#### [Given entries]
## START

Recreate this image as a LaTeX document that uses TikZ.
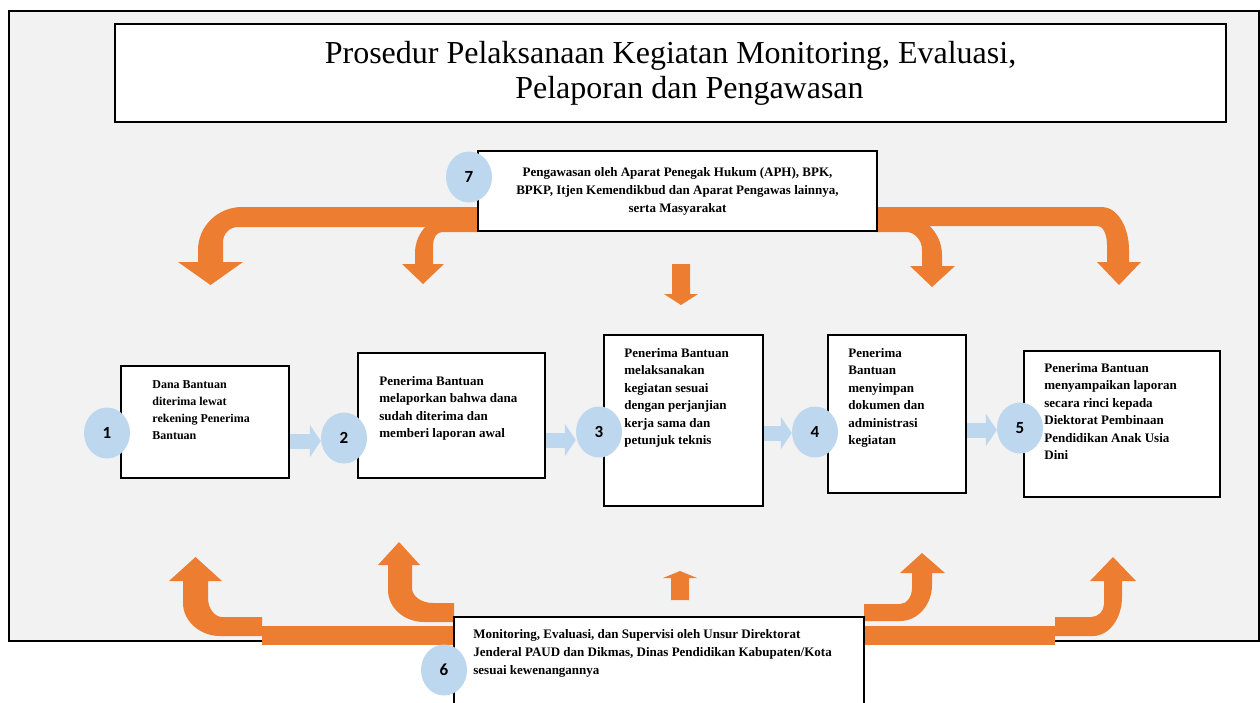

## END
## START

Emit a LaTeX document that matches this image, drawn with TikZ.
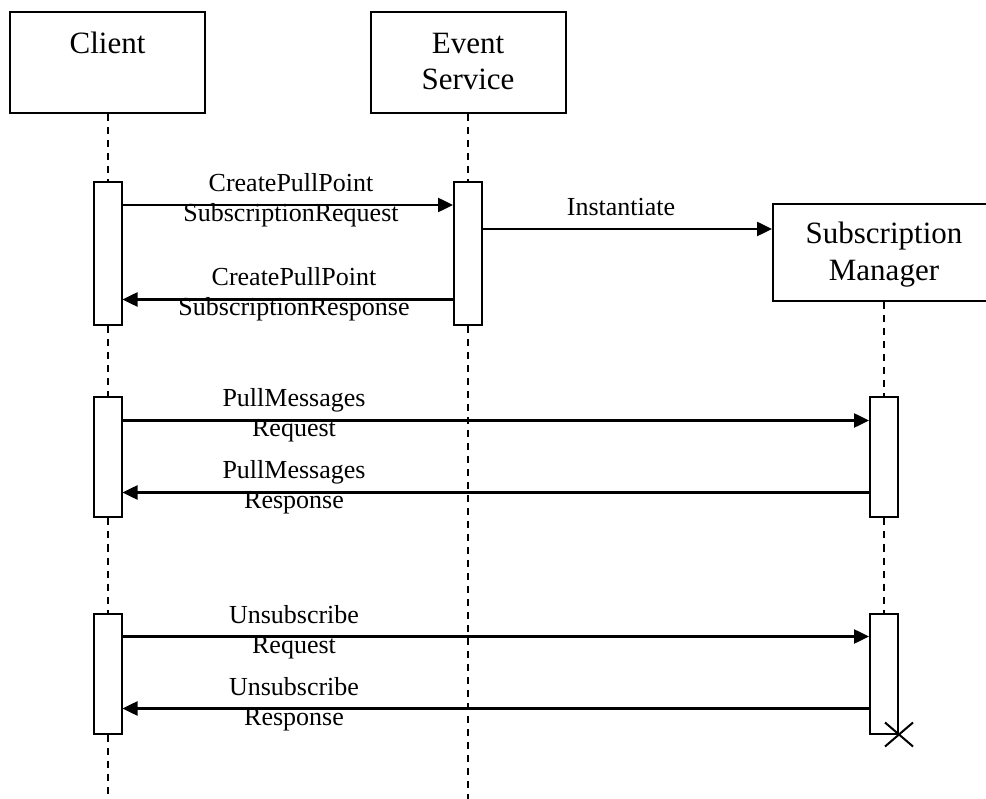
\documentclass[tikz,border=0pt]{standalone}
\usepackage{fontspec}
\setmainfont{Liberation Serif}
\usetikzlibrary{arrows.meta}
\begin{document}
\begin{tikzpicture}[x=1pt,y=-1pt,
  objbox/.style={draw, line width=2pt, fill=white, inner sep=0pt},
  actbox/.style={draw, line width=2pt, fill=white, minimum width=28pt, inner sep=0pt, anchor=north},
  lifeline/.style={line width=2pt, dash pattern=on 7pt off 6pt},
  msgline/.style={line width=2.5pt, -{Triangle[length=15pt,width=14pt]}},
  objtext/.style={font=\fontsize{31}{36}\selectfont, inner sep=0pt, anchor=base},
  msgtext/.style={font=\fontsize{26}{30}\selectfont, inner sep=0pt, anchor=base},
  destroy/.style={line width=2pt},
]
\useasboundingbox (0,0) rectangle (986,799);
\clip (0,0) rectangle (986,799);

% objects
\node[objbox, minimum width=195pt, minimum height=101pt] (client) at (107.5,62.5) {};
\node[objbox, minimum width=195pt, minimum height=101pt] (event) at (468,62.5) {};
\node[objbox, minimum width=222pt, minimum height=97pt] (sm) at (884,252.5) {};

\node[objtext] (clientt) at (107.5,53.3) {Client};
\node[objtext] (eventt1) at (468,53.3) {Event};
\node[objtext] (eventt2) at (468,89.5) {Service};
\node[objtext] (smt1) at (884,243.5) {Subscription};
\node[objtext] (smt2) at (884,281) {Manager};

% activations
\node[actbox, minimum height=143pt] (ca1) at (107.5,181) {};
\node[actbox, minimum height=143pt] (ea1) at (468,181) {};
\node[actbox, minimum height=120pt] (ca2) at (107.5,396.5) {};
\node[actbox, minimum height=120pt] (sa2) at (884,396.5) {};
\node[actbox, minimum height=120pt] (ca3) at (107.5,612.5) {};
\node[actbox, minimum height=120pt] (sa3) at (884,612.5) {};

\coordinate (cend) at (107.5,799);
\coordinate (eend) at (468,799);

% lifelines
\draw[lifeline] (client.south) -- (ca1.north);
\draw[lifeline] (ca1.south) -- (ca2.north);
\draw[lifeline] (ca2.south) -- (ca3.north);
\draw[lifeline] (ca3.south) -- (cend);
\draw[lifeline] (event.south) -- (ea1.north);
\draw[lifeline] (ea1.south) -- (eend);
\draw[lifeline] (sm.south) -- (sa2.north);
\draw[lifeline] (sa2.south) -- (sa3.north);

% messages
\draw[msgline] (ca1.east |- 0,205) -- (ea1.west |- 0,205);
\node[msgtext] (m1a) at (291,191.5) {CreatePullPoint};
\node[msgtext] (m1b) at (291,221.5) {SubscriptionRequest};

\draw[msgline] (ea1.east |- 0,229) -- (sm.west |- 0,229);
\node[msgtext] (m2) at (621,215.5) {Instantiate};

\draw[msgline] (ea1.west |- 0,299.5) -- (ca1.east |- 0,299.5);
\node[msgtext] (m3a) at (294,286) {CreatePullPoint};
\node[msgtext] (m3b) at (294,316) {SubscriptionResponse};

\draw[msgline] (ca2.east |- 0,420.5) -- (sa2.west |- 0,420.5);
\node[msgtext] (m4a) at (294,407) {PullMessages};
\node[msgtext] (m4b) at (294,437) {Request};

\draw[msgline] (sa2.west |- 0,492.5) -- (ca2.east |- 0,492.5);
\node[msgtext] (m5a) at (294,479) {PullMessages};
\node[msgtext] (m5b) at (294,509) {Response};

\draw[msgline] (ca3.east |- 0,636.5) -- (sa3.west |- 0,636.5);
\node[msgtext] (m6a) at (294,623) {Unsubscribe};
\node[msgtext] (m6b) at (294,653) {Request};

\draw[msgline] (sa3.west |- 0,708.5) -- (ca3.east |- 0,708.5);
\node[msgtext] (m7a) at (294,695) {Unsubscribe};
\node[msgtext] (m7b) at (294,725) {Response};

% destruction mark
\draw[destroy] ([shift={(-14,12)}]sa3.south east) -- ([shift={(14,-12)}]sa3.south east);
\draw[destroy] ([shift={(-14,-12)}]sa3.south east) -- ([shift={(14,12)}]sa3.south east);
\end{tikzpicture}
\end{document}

## END

#### [What to work on]
From the records above, copy exactly the lines starting at the one with "Emit a LaTeX" and ending at the one with "(sa2.south) -- (sa3.north);", and no others. Pictures stay out.

#### [Written response]
Emit a LaTeX document that matches this image, drawn with TikZ.
\documentclass[tikz,border=0pt]{standalone}
\usepackage{fontspec}
\setmainfont{Liberation Serif}
\usetikzlibrary{arrows.meta}
\begin{document}
\begin{tikzpicture}[x=1pt,y=-1pt,
  objbox/.style={draw, line width=2pt, fill=white, inner sep=0pt},
  actbox/.style={draw, line width=2pt, fill=white, minimum width=28pt, inner sep=0pt, anchor=north},
  lifeline/.style={line width=2pt, dash pattern=on 7pt off 6pt},
  msgline/.style={line width=2.5pt, -{Triangle[length=15pt,width=14pt]}},
  objtext/.style={font=\fontsize{31}{36}\selectfont, inner sep=0pt, anchor=base},
  msgtext/.style={font=\fontsize{26}{30}\selectfont, inner sep=0pt, anchor=base},
  destroy/.style={line width=2pt},
]
\useasboundingbox (0,0) rectangle (986,799);
\clip (0,0) rectangle (986,799);

% objects
\node[objbox, minimum width=195pt, minimum height=101pt] (client) at (107.5,62.5) {};
\node[objbox, minimum width=195pt, minimum height=101pt] (event) at (468,62.5) {};
\node[objbox, minimum width=222pt, minimum height=97pt] (sm) at (884,252.5) {};

\node[objtext] (clientt) at (107.5,53.3) {Client};
\node[objtext] (eventt1) at (468,53.3) {Event};
\node[objtext] (eventt2) at (468,89.5) {Service};
\node[objtext] (smt1) at (884,243.5) {Subscription};
\node[objtext] (smt2) at (884,281) {Manager};

% activations
\node[actbox, minimum height=143pt] (ca1) at (107.5,181) {};
\node[actbox, minimum height=143pt] (ea1) at (468,181) {};
\node[actbox, minimum height=120pt] (ca2) at (107.5,396.5) {};
\node[actbox, minimum height=120pt] (sa2) at (884,396.5) {};
\node[actbox, minimum height=120pt] (ca3) at (107.5,612.5) {};
\node[actbox, minimum height=120pt] (sa3) at (884,612.5) {};

\coordinate (cend) at (107.5,799);
\coordinate (eend) at (468,799);

% lifelines
\draw[lifeline] (client.south) -- (ca1.north);
\draw[lifeline] (ca1.south) -- (ca2.north);
\draw[lifeline] (ca2.south) -- (ca3.north);
\draw[lifeline] (ca3.south) -- (cend);
\draw[lifeline] (event.south) -- (ea1.north);
\draw[lifeline] (ea1.south) -- (eend);
\draw[lifeline] (sm.south) -- (sa2.north);
\draw[lifeline] (sa2.south) -- (sa3.north);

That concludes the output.